Hibbard shook his head, with emphasis. “I don’t believe you. You may have the typewriter, but you don’t have Paul Chapin as I do. I don’t believe you’ll get him to confess, ever in God’s world.”

“I assure you, I will. But that can be left to the event. Will you stay here until tomorrow evening, and communicate with no one? My dear sir. I will bargain with you. You were about to make a request of me. I counter with one of my own. Though I am sure twenty-four hours will do, let us allow for contingencies; make it forty-eight. If you will agree to stay under this roof incommunicado until Monday evening, I engage that at that time, if I have not done as I said and closed the Chapin account forever, you will be free to resume your whimsical adventure without fear of any betrayal from us. Do I need to add a recommendation of our discretion and intelligence?”

As Wolfe finished speaking Hibbard unaccountably burst into laughter. For a runt he had a good laugh, deeper than his voice, which was baritone but a little thin. When he had laughed it out he said, “I was thinking that you probably have an adequate bathtub.”

“We have.”

“But tell me this. I am still learning. If I refused, if I got up now to walk out, what would you do?”

“Well... you see, Mr. Hibbard, it is important to my plans that your discovery should remain unknown until the proper moment. Certain shocks must be administered to Mr. Chapin, and they must be well timed. There are various ways of keeping a desired guest. The most amiable is to persuade him to accept an invitation; another would be to lock him up.”

Hibbard nodded. “You see? What did I tell you?

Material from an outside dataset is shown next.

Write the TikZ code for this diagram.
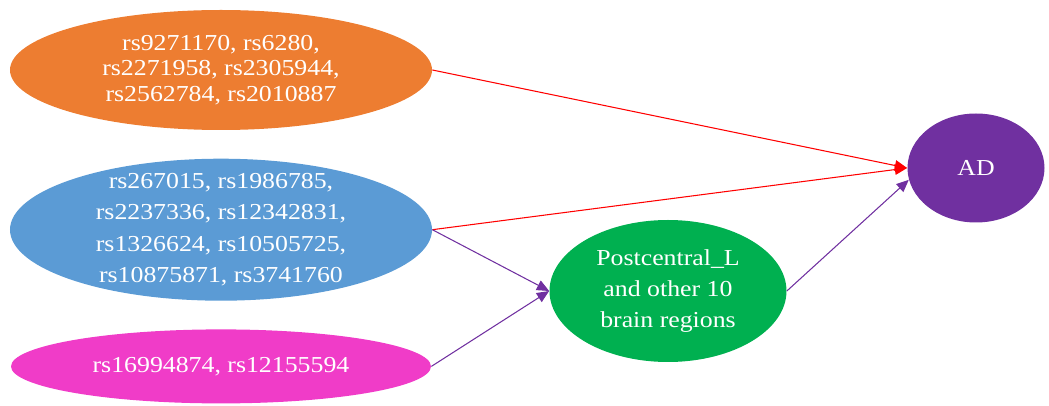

You see how people go ahead and do things they feel like doing? Miraculous!”

“It is indeed.—And now the bathtub, if we are to dine at eight. Archie, if you would show Mr. Hibbard the south room, the one above mine...”

I got up. “It’ll be clammy as the devil, it hasn’t been used... he can have mine...”

“No. Fritz has aired it and the heat is on; it has been properly prepared, even to Brassocattlaelias Truffautianas in the bowl.”

“Oh.” I grinned. “You had it prepared.”

“Certainly.—Mr. Hibbard. Come down when you are ready. I warn you, I am prepared to demonstrate that the eighth and ninth chapters of The Chasm of the Mind are mystic nonsense. If you wish to repel my attack, bring your wits to the table.”